An effective operational adoption strategy uses role-based enablement, scenario-based training, and hypercare support aligned to real transport events. Dispatch teams should practice exception rerouting, not just screen navigation. Finance teams should rehearse settlement discrepancies and accrual corrections. Depot managers should understand how local process deviations affect enterprise KPIs. This is organizational enablement infrastructure, not a one-time training event.
Consider a multi-country logistics provider implementing ERP across road freight and warehousing operations. The first rollout wave achieves technical go-live, but billing delays increase because proof-of-delivery events are captured inconsistently by local teams. In the second wave, the program introduces role-based mobile training, depot super-user networks, and daily adoption dashboards tied to milestone completion rates. Billing latency drops, exception visibility improves, and the standardized workflow becomes operationally durable.
Implementation risks that PMOs should manage early
Logistics ERP implementation risk is concentrated in the spaces between systems, teams, and operating models. Data migration errors can misclassify customers, routes, or assets. Integration failures can delay shipment status updates. Weak governance can allow regional process exceptions to multiply until the template loses integrity. Inadequate cutover planning can disrupt dispatch operations during peak periods. These are not isolated IT risks; they are enterprise operational risks.
- Prioritize process fit-gap decisions that affect service execution, billing triggers, and customer commitments before lower-value configuration debates.
- Run end-to-end testing across transport, warehouse, finance, and customer service workflows using realistic exception scenarios and peak-volume conditions.
- Sequence migration by data criticality, with strict controls for customer master, location master, carrier records, pricing logic, and open operational transactions.
- Define go-live entry criteria that include operational readiness, super-user coverage, integration stability, and command-center staffing.
- Track post-go-live stabilization through business outcomes such as on-time dispatch, proof-of-delivery completion, invoice cycle time, and claims resolution.

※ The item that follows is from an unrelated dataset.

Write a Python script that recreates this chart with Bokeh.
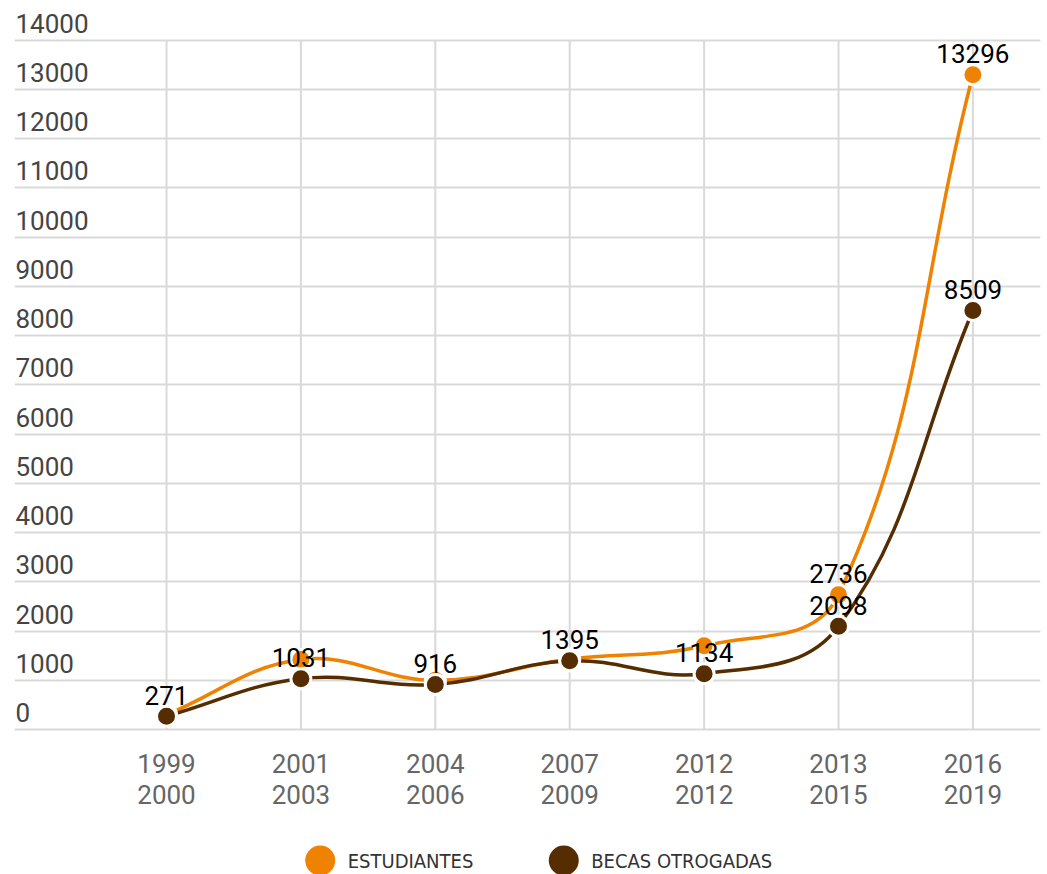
import math
import numpy as np
from bokeh.plotting import figure
from bokeh.models import Range1d, FixedTicker, Grid, ColumnDataSource
from bokeh.layouts import column
from bokeh.embed import file_html
from bokeh.resources import INLINE
from bokeh.core.properties import value

# ---------------- data ----------------
periods = ["1999\n2000", "2001\n2003", "2004\n2006", "2007\n2009",
           "2012\n2012", "2013\n2015", "2016\n2019"]
estudiantes = [300, 1420, 1000, 1430, 1700, 2736, 13296]
becas = [271, 1031, 916, 1395, 1134, 2098, 8509]
estudiantes_labelled = [False, False, False, False, False, True, True]
becas_labelled = [True, True, True, True, True, True, True]
series_names = ["ESTUDIANTES", "BECAS OTROGADAS"]
series_colors = ["#EF8200", "#552D00"]
y_ticks = list(range(0, 14001, 1000))

# ---------------- layout constants ----------------
W = 1047
MAIN_H = 820
LEG_H = 54
X_START, X_END = -1.131, 6.503
Y_START, Y_END = -40, 14640
PX_X = 134.4      # pixels per category step
PX_Y = 0.04925    # pixels per unit value
FONT = "Roboto"

idx = list(range(len(periods)))


def spline_segments(xs, ys, t=0.4):
    """Chart.js-style cubic bezier control points (computed in pixel space)."""
    n = len(xs)
    px = np.array(xs, float) * PX_X
    py = np.array(ys, float) * PX_Y
    prev_c, next_c = [], []
    for i in range(n):
        pi, ni = max(i - 1, 0), min(i + 1, n - 1)
        d01 = math.hypot(px[i] - px[pi], py[i] - py[pi])
        d12 = math.hypot(px[ni] - px[i], py[ni] - py[i])
        s = d01 + d12
        fa = t * d01 / s if s else 0.0
        fb = t * d12 / s if s else 0.0
        dx, dy = px[ni] - px[pi], py[ni] - py[pi]
        prev_c.append(((px[i] - fa * dx) / PX_X, (py[i] - fa * dy) / PX_Y))
        next_c.append(((px[i] + fb * dx) / PX_X, (py[i] + fb * dy) / PX_Y))
    seg = dict(x0=[], y0=[], x1=[], y1=[], cx0=[], cy0=[], cx1=[], cy1=[])
    for i in range(n - 1):
        seg["x0"].append(xs[i]); seg["y0"].append(ys[i])
        seg["x1"].append(xs[i + 1]); seg["y1"].append(ys[i + 1])
        seg["cx0"].append(next_c[i][0]); seg["cy0"].append(next_c[i][1])
        seg["cx1"].append(prev_c[i + 1][0]); seg["cy1"].append(prev_c[i + 1][1])
    return seg


p = figure(width=W, height=MAIN_H, output_backend="svg", toolbar_location=None,
           x_range=Range1d(X_START, X_END), y_range=Range1d(Y_START, Y_END),
           y_axis_location=None, x_axis_location="below",
           min_border_left=14, min_border_right=7, min_border_top=8,
           min_border_bottom=89)
p.outline_line_color = None
p.background_fill_color = "white"
p.border_fill_color = "white"
p.xgrid.grid_line_color = None

# horizontal grid
p.add_layout(Grid(dimension=1, ticker=FixedTicker(ticks=y_ticks),
                  grid_line_color="#d9d9d9", grid_line_width=2))
# vertical grid lines between 0 and top tick
p.segment(x0=idx, y0=[y_ticks[0]] * len(idx), x1=idx, y1=[y_ticks[-1]] * len(idx),
          line_color="#d9d9d9", line_width=2)

# x axis
xa = p.xaxis[0]
xa.ticker = FixedTicker(ticks=idx)
xa.major_label_overrides = {i: lab for i, lab in zip(idx, periods)}
xa.axis_line_color = None
xa.major_tick_line_color = None
xa.minor_tick_line_color = None
xa.major_tick_out = 0
xa.major_label_standoff = 17
xa.major_label_text_font = FONT
xa.major_label_text_font_size = "26px"
xa.major_label_text_line_height = 1.05
xa.major_label_text_color = "#666666"

# y tick labels above grid lines
p.text(x=[X_START] * len(y_ticks), y=y_ticks, text=[str(v) for v in y_ticks],
       x_offset=1, y_offset=-17, text_baseline="alphabetic", text_align="left",
       text_font=value(FONT), text_font_size="26px", text_color="#444444")

# lines
for vals, col in [(estudiantes, series_colors[0]), (becas, series_colors[1])]:
    seg = spline_segments(idx, vals)
    p.bezier(source=ColumnDataSource(seg), x0="x0", y0="y0", x1="x1", y1="y1",
             cx0="cx0", cy0="cy0", cx1="cx1", cy1="cy1",
             line_color=col, line_width=3.5, line_cap="round")

# markers
for vals, col in [(estudiantes, series_colors[0]), (becas, series_colors[1])]:
    p.scatter(x=idx, y=vals, size=20, fill_color=col, line_color="white",
              line_width=3)

# data labels
for vals, show in [(estudiantes, estudiantes_labelled), (becas, becas_labelled)]:
    xs = [i for i, s in zip(idx, show) if s]
    ys = [v for v, s in zip(vals, show) if s]
    p.text(x=xs, y=ys, text=[str(v) for v in ys], y_offset=-21,
           text_align="center", text_baseline="alphabetic",
           text_font=value(FONT), text_font_size="26px", text_color="#000000")

# ---------------- legend ----------------
leg = figure(width=W, height=LEG_H, output_backend="svg", toolbar_location=None,
             x_range=Range1d(0, W), y_range=Range1d(874, 874 - LEG_H),
             x_axis_location=None, y_axis_location=None,
             min_border=0)
leg.outline_line_color = None
leg.xgrid.visible = False
leg.ygrid.visible = False
legend_x = [312, 560.5]
leg.scatter(x=legend_x, y=[860, 860], size=30, fill_color=series_colors,
            line_color=None)
leg.text(x=[x + 28 for x in legend_x], y=[860.5, 860.5], text=series_names,
         text_baseline="alphabetic", text_align="left",
         text_font=value("Liberation Sans Narrow, DejaVu Sans Condensed, sans-serif"),
         text_font_size="20px", text_color="#333333")

layout = column(p, leg, spacing=0)
open("out.html", "w").write(file_html(layout, INLINE))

Executive recommendations for scalable transport network deployment
Executives should sponsor logistics ERP implementation as a network operating model transformation, not a departmental technology refresh. That means assigning accountable business owners for workflow standards, funding change enablement as a core workstream, and measuring value through operational continuity and process consistency as much as through cost reduction. The strongest programs create a reusable deployment template that can absorb acquisitions, new depots, new transport modes, and future automation initiatives without redesigning the core process architecture.
SysGenPro recommends a phased enterprise deployment methodology built around process backbone definition, cloud migration governance, controlled localization, and adoption observability. In practice, this means standardizing the 70 to 80 percent of workflows that should be common across the network, explicitly governing the remaining local variations, and using implementation reporting to identify where the operating model is drifting after go-live. This approach improves scalability while preserving operational realism.
The long-term return is broader than ERP efficiency. Workflow standardization across transport networks improves service predictability, accelerates billing, strengthens margin visibility, reduces onboarding time for new sites, and creates a cleaner foundation for analytics, automation, and customer experience modernization. For logistics leaders managing volatile demand, labor constraints, and rising service expectations, that is the real business case for enterprise ERP implementation.